Seasons

Three passages from my books about the changes we experience as we grow and age, through the seasons, from spring to summer wine to fall and winter (w)rapture. Prose to accompany photos I took over the years in Manhattan, New York City.

Eighth Avenue looking south from West 46th Street

From Community:

Whenever I walk down the avenue, and it’s quiet like this, I hear a sound like a river or a loving sigh, a song like a dream, music of the dawn of an era and its end. And how the area is filled with people from across America and the world, singers, dancers, actors, cabdrivers, ushers, senators, sailors, lovers, fighters, dreamers, re-filling these tenements and churches and temples and schools, and in the end, the world comes around.

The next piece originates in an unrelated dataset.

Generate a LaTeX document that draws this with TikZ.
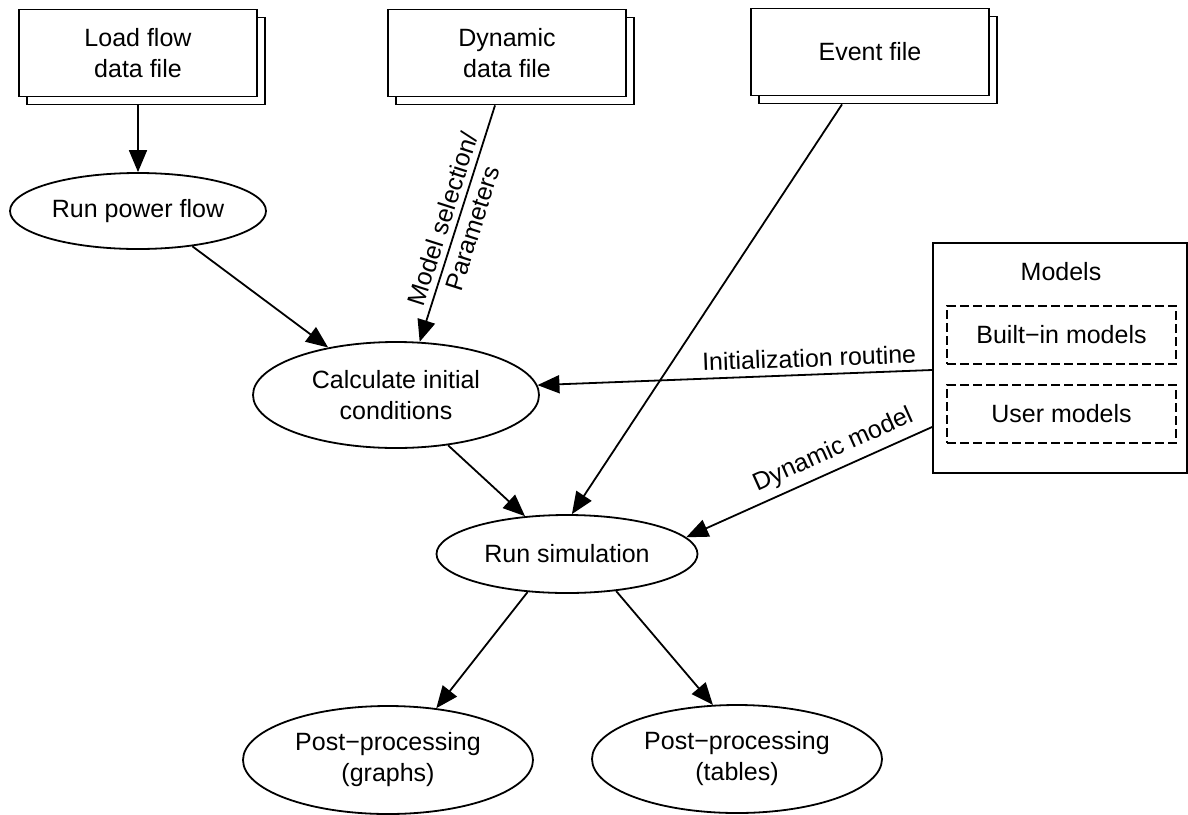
\documentclass[tikz,border=0pt]{standalone}
\usepackage{fontspec}
\setmainfont{Liberation Sans}
\usetikzlibrary{shapes.geometric,shadows,arrows.meta}

\tikzset{
  every node/.style={font=\fontsize{12.5}{15.5}\selectfont},
  filebox/.style={draw, fill=white, line width=0.9pt, minimum width=119pt,
    minimum height=43.5pt, align=center, inner sep=0pt,
    copy shadow={shadow xshift=4pt, shadow yshift=-4pt, draw=black, fill=white, line width=0.9pt}},
  proc/.style={ellipse, draw, line width=0.9pt, align=center, inner sep=0pt},
  modbox/.style={draw, dash pattern=on 4.5pt off 2pt, line width=0.9pt,
    minimum width=114.5pt, minimum height=29pt},
  flow/.style={line width=0.9pt, -{Triangle[length=11pt,width=9pt]}}
}

\begin{document}
\begin{tikzpicture}[x=0.5pt, y=-0.5pt]
    \useasboundingbox (0,0) rectangle (1188,814);

    % input files
    \node[filebox] (load) at (138,53) {Load flow\\data file};
    \node[filebox] (dyn) at (507,53) {Dynamic\\data file};
    \node[filebox] (evt) at (870,52) {Event file};

    % processing steps
    \node[proc, minimum width=128pt, minimum height=38pt] (pf) at (138,211) {Run power flow};
    \node[proc, minimum width=143pt, minimum height=53pt] (calc) at (396,395) {Calculate initial\\conditions};
    \node[proc, minimum width=130.5pt, minimum height=39pt] (sim) at (567,554) {Run simulation};
    \node[proc, minimum width=145pt, minimum height=54pt] (graphs) at (388,760) {Post−processing\\(graphs)};
    \node[proc, minimum width=145pt, minimum height=54pt] (tables) at (737,759) {Post−processing\\(tables)};

    % model library
    \node[draw, line width=0.9pt, minimum width=127pt, minimum height=115pt] (models) at (1060,358) {};
    \node (modtitle) at (1061,272) {Models};
    \node[modbox] (builtin) at (1061.5,335) {Built−in models};
    \node[modbox] (user) at (1061.5,414) {User models};

    % connectors
    \draw[flow] ([yshift=-4pt]load.south) -- (pf.north);
    \draw[flow] (pf.-33) -- (calc.145);
    \draw[flow] ([xshift=-6pt,yshift=-4pt]dyn.south) -- node[sloped, align=center] {Model selection/\\Parameters} (calc.66);
    \draw[flow] (calc.-44) -- (sim.138);
    \draw[flow] ([xshift=-14pt,yshift=-4pt]evt.south) -- (sim.83);
    \draw[flow] ([yshift=-6pt]models.west) -- node[sloped, above, pos=0.31] {Initialization routine} (calc.4);
    \draw[flow] ([yshift=-34.5pt]models.west) -- node[sloped, above, pos=0.37] {Dynamic model} (sim.8);
    \draw[flow] (sim.-136) -- (graphs.47);
    \draw[flow] (sim.-37) -- (tables.114);
\end{tikzpicture}
\end{document}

Ninth Avenue at West 44th Street looking southeast. This view of the Empire State Building is blocked now by development on West 42nd Street. The original photo is lost apparently; this one was in my newspaper.

From Passages:

Years ago, I was waiting for the sun. I’ve found it now, thrown myself into its aura. In daylight, the city is awash with steam and grit, waves of alarm and subterranean booms, bones in the soft crushing crowds, metal gliding and banging against sudden turns, all carrying me along, a willing cork in turbulence.

On another plane, the city unfolds as a spiraled lotus, enticing me into its petaled paths toward new vistas and seemingly infinite realms.

I’m in the vortex of the “crossroads of the world.” Midtown Manhattan splays light, white hot, ruthless, spurring us on. Multi-tiered buildings promise many directions, redirections.

As darkness falls, a change in design. Shadow and light, revolving signs, blinking messages. Mischief, dreams, endless interaction. And a change in timbre. Sweat cools but heat remains, passion finds its channels. The lotus in shadow and light, revolving.

And rising neon and fluorescent, the midnight sun of Times Square.

From Into The Fire:

West 46th Street past Ninth Avenue, St. Clement’s Church on the right with green spire, January 1996

Miles to go, miles of snow, a transfigured night and all in sight covered in a winding sheet of white. Stopping at a snowy Ninth Avenue, face and hands wrapped against the wind, my poetic license in the back pocket of my blue jeans, I contemplated the divide before me.

The city streets were deserted, and I was alone in the canyoned silence. Ice-crystals glittered in streetlights, snow camel-backed cars and fenced sidewalks. On the avenue’s arctic slope, deep within the haunting sound of a muted city I could hear gypsy cabs snorting dragon-breath in the dark, and I would have stayed to watch fringes of icicles on fire escapes glow in the dying light.

🙂 But I had promises to keep.

Happy Summer! See you in July.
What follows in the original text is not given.